What did @therestoreclinic actually say?
The creator reviewed a viewer's TRT protocol and raised three specific objections. First, that starting at 200mg of testosterone cypionate weekly is "rather aggressive." Second, that being on both HCG and clomiphene simultaneously is redundant, and possibly a way for the prescribing clinic to "charge you for two drugs when you probably only need one or the other." Third, that putting a TRT newcomer on three medications at once makes it impossible to identify the source of any adverse reaction. These are real clinical concerns worth examining, not just opinion.
The creator also noted some confusion around HCG dosing, pointing out that 0.13ml twice weekly produces different IU totals depending on whether the HCG is compounded at 1000 IU/ml or 2000 IU/ml. That is a fair observation about how concentration differences create dosing ambiguity in compounded preparations versus brand-name products.

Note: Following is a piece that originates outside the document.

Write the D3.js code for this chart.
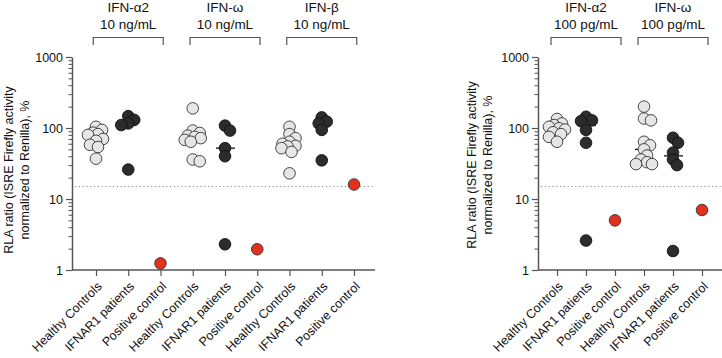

Does the science back this up?
On the starting dose question, yes, largely. Most evidence-based TRT guidelines lean toward conservative initiation. The Endocrine Society's 2018 clinical practice guidelines recommend starting hypogonadal men at doses in the range that produce mid-normal physiological testosterone levels, not supraphysiologic ones. A 200mg weekly injection of testosterone cypionate typically pushes many men significantly above the normal reference range at peak.
Ramasamy et al. (2014, Journal of Urology) documented that aggressive testosterone dosing in younger men correlates with faster suppression of the hypothalamic-pituitary-gonadal axis, which is directly relevant when fertility preservation is a concern. On the HCG plus clomiphene combination, the pharmacological overlap is real. Both agents work upstream to stimulate luteinizing hormone (LH) activity, either directly (HCG) or indirectly via GnRH stimulation (clomiphene). Combining them is not standard practice in evidence-based TRT protocols. A 2019 review by Krzastek et al. in Translational Andrology and Urology found no clinical benefit data supporting dual use of these agents together in men already on exogenous testosterone.
What did they get right, and what needs a closer look?
The creator gets genuine credit for flagging the "too many variables" problem. This is not just opinion. It reflects a basic principle of clinical titration. When you start a patient on three interacting medications simultaneously, adverse events become difficult to attribute, and dose adjustments become guesswork. That critique is sound.
The claim that the clinic added both drugs primarily to generate revenue is harder to verify and is frankly speculative. It may be true in some cases. It may also reflect a prescriber who was trained in a particular protocol, or who was trying to aggressively protect fertility from day one. Attributing motive to a clinic you have no access to is editorializing, and listeners should recognize that distinction.
The HCG concentration point is worth flagging separately. The creator is right that compounded HCG and brand-name Pregnyl differ in concentration presentation, but compounded preparations are not equivalent to FDA-approved products in terms of regulatory oversight. That distinction matters when patients are making decisions about their care.
What should you actually know?
If you are starting TRT, the most defensible approach based on current evidence is to begin at a conservative dose, assess labs after 6 to 8 weeks, and add adjunct therapies only if there is a specific clinical reason, such as documented fertility concerns or testicular atrophy. The American Urological Association's 2018 guidelines on testosterone deficiency support this stepwise approach.
HCG and clomiphene are not interchangeable, and they are not the same drug. HCG directly mimics LH at the testicular level. Clomiphene works centrally by blocking estrogen receptors to increase endogenous LH and FSH. Some clinicians use clomiphene as a standalone alternative to testosterone. Using both alongside exogenous testosterone is an unusual combination and, as the creator suggests, one without strong evidence backing it. If your clinic has you on three medications on day one, asking why each one is necessary is a completely reasonable question.
- Starting testosterone doses above 100mg weekly may push many men into supraphysiologic peak levels depending on injection frequency and individual metabolism.
- Clomiphene and HCG have overlapping but mechanistically distinct actions. Dual use lacks strong clinical trial support.
- Compounded HCG preparations vary in concentration, which affects how patients interpret volume-based dosing instructions.
- A tiered approach to TRT initiation, one drug at a time, allows cleaner identification of side effects and easier dose adjustment.